NextFin News - The Milken Institute will host its inaugural Toronto summit later this year, marking a significant expansion of the California-based think tank’s global footprint into a Canadian market increasingly defined by the economic ambitions of Prime Minister Mark Carney. According to Bloomberg, the move comes as the Canadian government intensifies its efforts to attract international capital and position the country as a premier destination for the global financial elite. The summit represents a symbolic victory for Carney, the former Governor of the Bank of England and the Bank of Canada, who has made the revitalization of Canada’s investment landscape a cornerstone of his administration’s policy agenda.
The decision to bring the Milken Institute’s high-profile gathering to Toronto follows a period of aggressive outreach by Canadian officials to global asset managers and sovereign wealth funds. Under Carney’s leadership, Canada has sought to leverage its stable banking system and vast natural resources to compete with traditional financial hubs. The Prime Minister’s background as a central banker and his long-standing ties to the global financial community have been instrumental in this shift. However, the arrival of the Milken summit is not merely a social milestone; it is a calculated attempt to bridge the gap between Canada’s domestic capital needs and the trillions of dollars managed by the institute’s network of investors.
While the summit signals growing international interest, the narrative of a Canadian investment renaissance is not without its skeptics. Some market participants, including analysts at several domestic brokerage firms, have noted that while the "Carney effect" has improved Canada’s visibility, structural challenges remain. High corporate tax rates and regulatory hurdles in the energy and mining sectors continue to be cited as deterrents for long-term institutional capital. These observers suggest that a single high-profile conference, while beneficial for networking, may not be sufficient to offset the fundamental economic headwinds facing the country, such as sluggish productivity growth and a cooling housing market.
The Milken Institute’s expansion into Toronto also reflects a broader trend of "summit competition" as cities vie for the attention of the global C-suite. By securing a Milken event, Toronto joins the ranks of London, Singapore, and Abu Dhabi as a key node in the institute’s international circuit. For the Carney government, the success of this summit will likely be measured by the tangible investment commitments that follow. The administration is betting that the proximity of Canada’s massive pension funds—often referred to as the "Maple Revolutionaries"—to global private equity and venture capital leaders will spark new partnerships in infrastructure, technology, and the energy transition.

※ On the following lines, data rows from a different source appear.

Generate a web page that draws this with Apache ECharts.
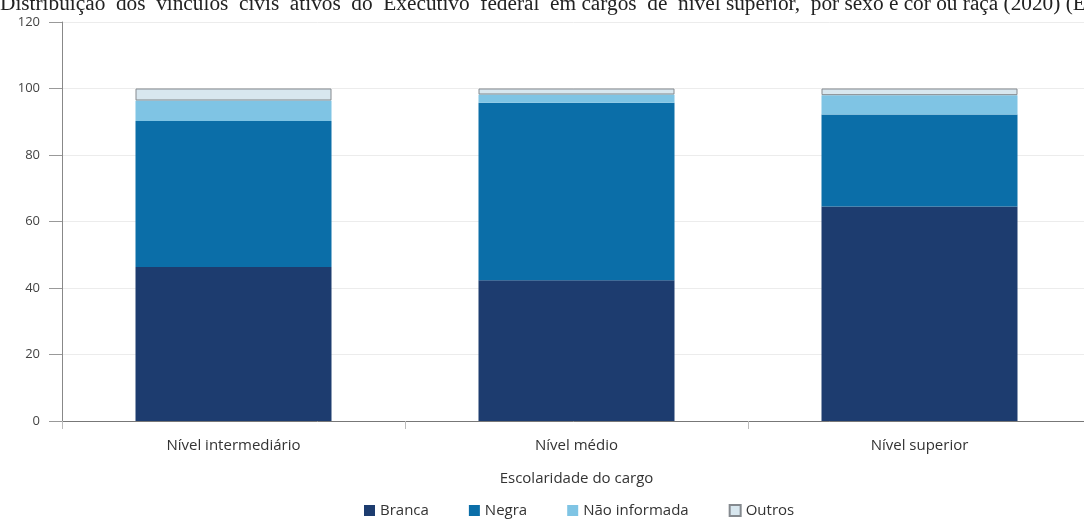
<!DOCTYPE html>
<html>
<head>
<meta charset="utf-8">
<script src="https://cdn.jsdelivr.net/npm/echarts@6/dist/echarts.min.js"></script>
<style>
  html, body { margin: 0; padding: 0; background: #fff; }
  #chart { width: 1084px; height: 521px; }
</style>
</head>
<body>
<div id="chart"></div>
<script>
// Distribuição (%) por cor ou raça, segundo a escolaridade do cargo
const titleText = 'Distribuição  dos  vínculos  civis  ativos  do  Executivo  federal  em cargos  de  nível superior,  por sexo e cor ou raça (2020) (Em %)';
const categories = ['Nível intermediário', 'Nível médio', 'Nível superior'];
const branca = [46.3, 42.3, 64.5];
const negra = [43.9, 53.4, 27.7];
const naoInformada = [6.2, 2.5, 5.8];
const outros = [3.6, 1.8, 2.0];
const yTicks = [0, 20, 40, 60, 80, 100, 120];

const font = '"Open Sans", "Noto Sans", sans-serif';
const chart = echarts.init(document.getElementById('chart'));

function stackSeries(name, data, color, extra) {
  return Object.assign({
    name: name,
    type: 'bar',
    stack: 'total',
    data: data,
    barWidth: 196,
    itemStyle: { color: color },
    emphasis: { disabled: true }
  }, extra || {});
}

chart.setOption({
  animation: false,
  backgroundColor: '#ffffff',
  graphic: [{
    type: 'text',
    left: 0,
    top: -6,
    style: {
      text: titleText,
      font: '21.3px "Liberation Serif", "DejaVu Serif", serif',
      fill: '#222'
    }
  }],
  legend: {
    top: 498,
    left: 359,
    itemWidth: 11,
    itemHeight: 11,
    itemGap: 40,
    icon: 'rect',
    textStyle: { fontFamily: font, fontSize: 15, color: '#333' },
    data: ['Branca', 'Negra', 'Não informada', 'Outros']
  },
  grid: { left: 62, top: 22, width: 1029, height: 399, outerBoundsMode: 'none', containLabel: false },
  xAxis: {
    type: 'category',
    data: categories,
    name: 'Escolaridade do cargo',
    nameLocation: 'middle',
    nameGap: 50,
    nameTextStyle: { fontFamily: font, fontSize: 15, color: '#333' },
    axisLine: { lineStyle: { color: '#777', width: 1 } },
    axisTick: { show: true, length: 8, lineStyle: { color: '#bbb' } },
    axisLabel: { fontFamily: font, fontSize: 15, color: '#333', margin: 17 }
  },
  yAxis: {
    type: 'value',
    min: yTicks[0],
    max: yTicks[yTicks.length - 1],
    interval: 20,
    axisLine: { show: true, lineStyle: { color: '#888', width: 1 } },
    axisTick: { show: true, length: 13, lineStyle: { color: '#999' } },
    axisLabel: { fontFamily: font, fontSize: 13, color: '#444', margin: 22 },
    splitLine: { lineStyle: { color: '#ececec' } }
  },
  series: [
    stackSeries('Branca', branca, '#1d3c6f'),
    stackSeries('Negra', negra, '#0b6ea8'),
    stackSeries('Não informada', naoInformada, '#7fc4e4'),
    stackSeries('Outros', outros, '#d8e7ef', {
      itemStyle: { color: '#d8e7ef', borderColor: '#858a8f', borderWidth: 1 }
    })
  ]
});
</script>
</body>
</html>
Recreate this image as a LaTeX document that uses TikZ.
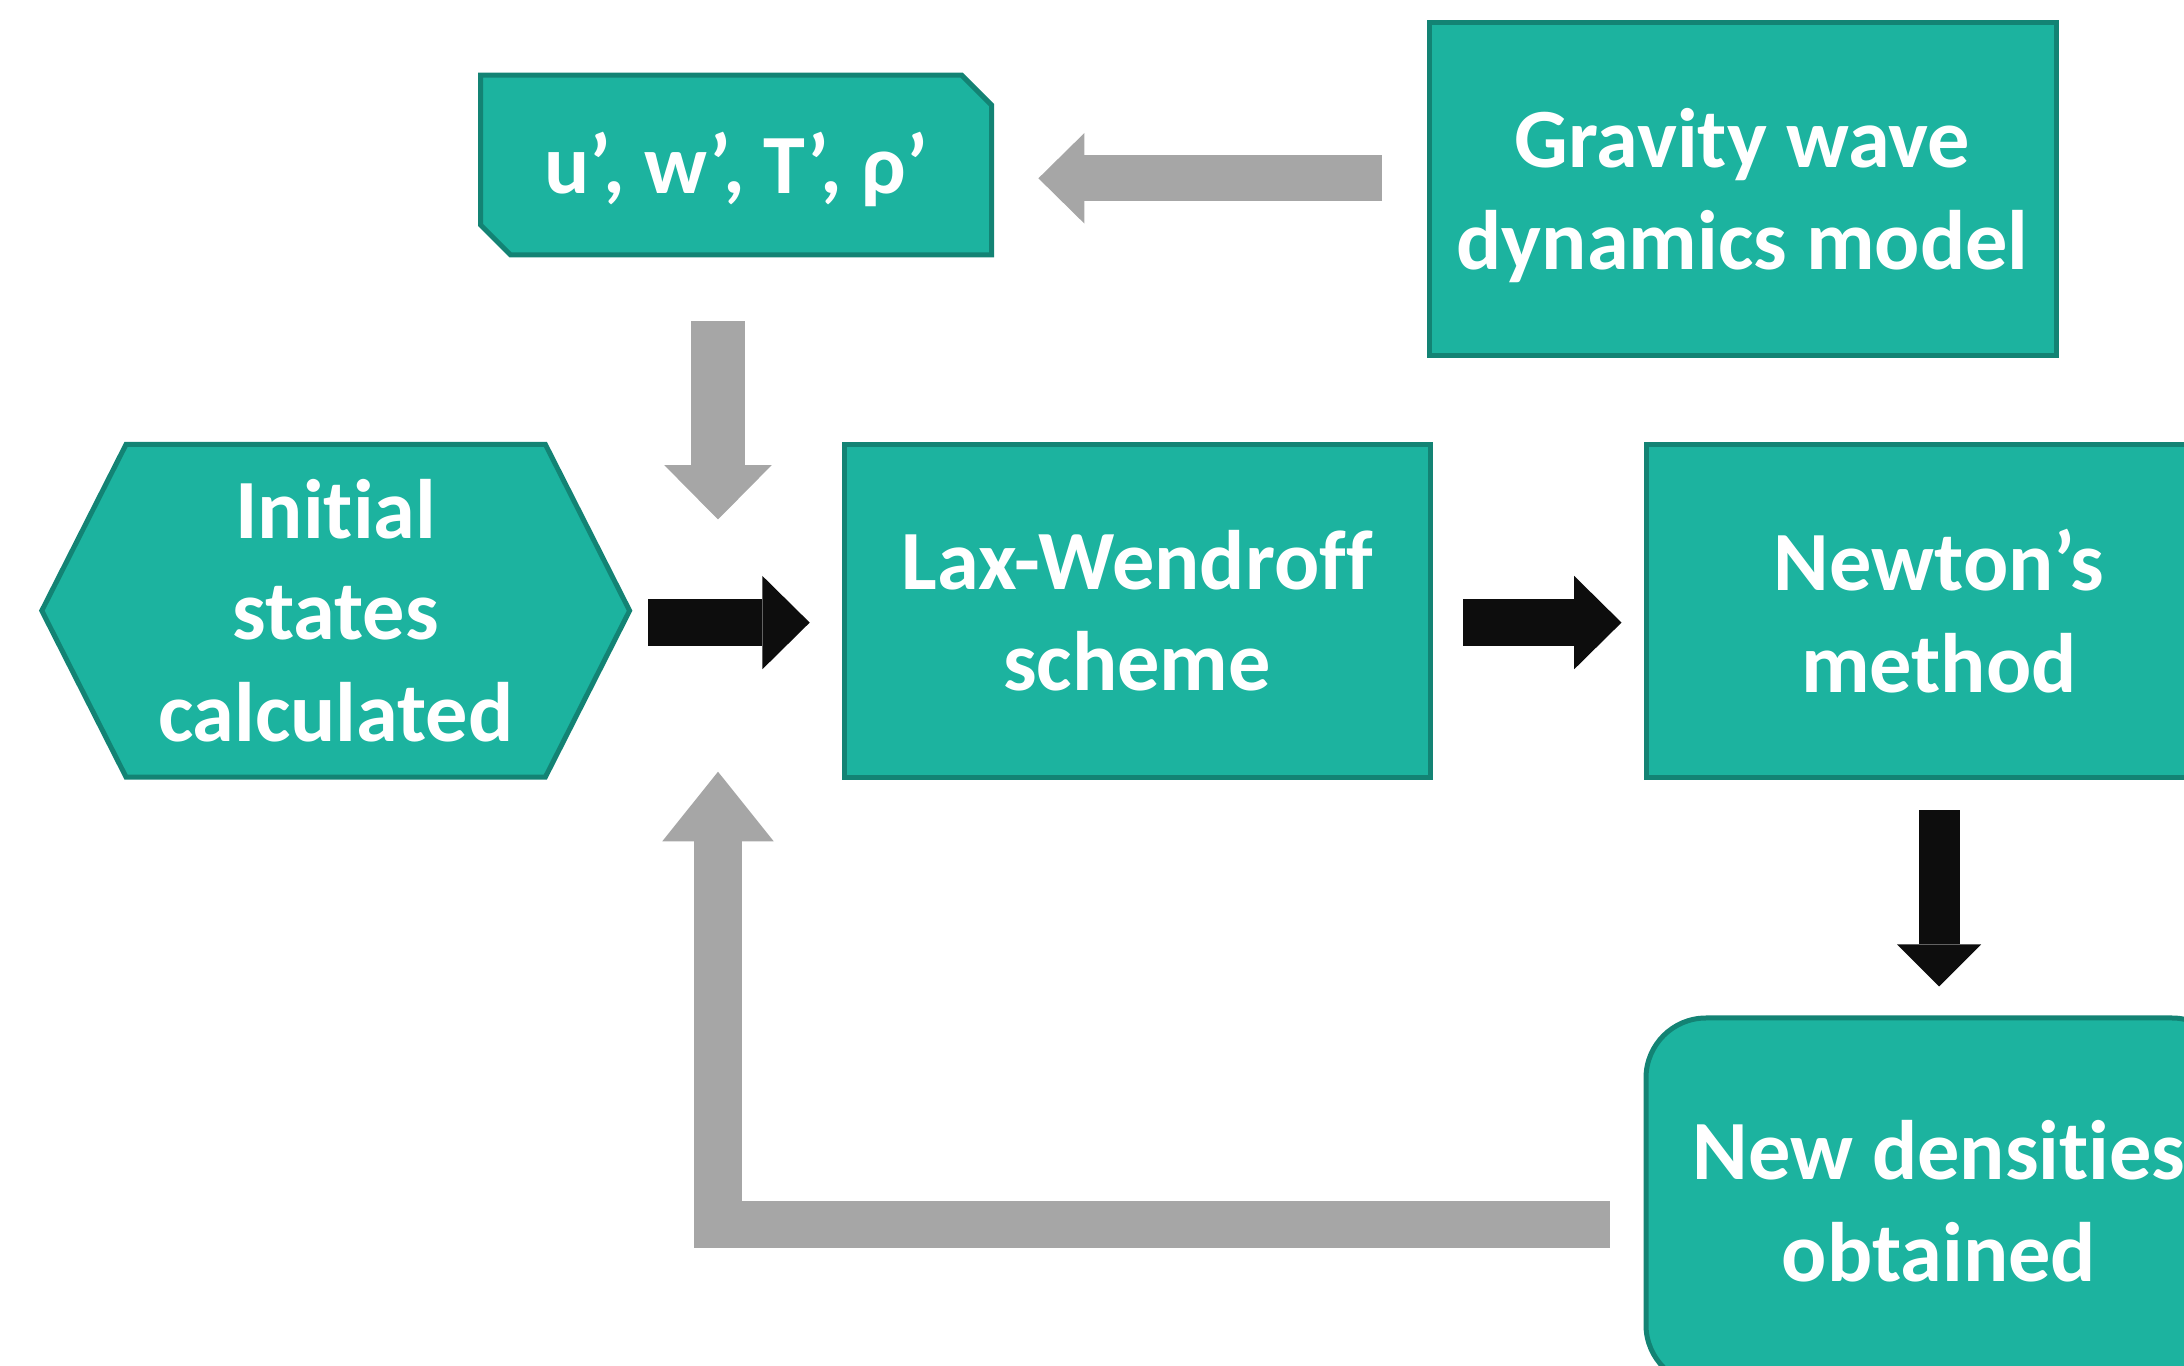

The timing of the summit is particularly critical as U.S. President Trump’s administration continues to reshape North American trade dynamics. Canada’s ability to maintain its appeal as a stable, rule-of-law jurisdiction is being tested by shifting geopolitical alliances and protectionist rhetoric. As the global elite prepare to descend on Toronto, the focus will remain on whether Carney can translate his personal credibility into a lasting institutional framework that sustains capital inflows. The summit will serve as a high-stakes litmus test for Canada’s new economic direction, where the glamour of the Milken stage meets the hard reality of global competition for limited capital.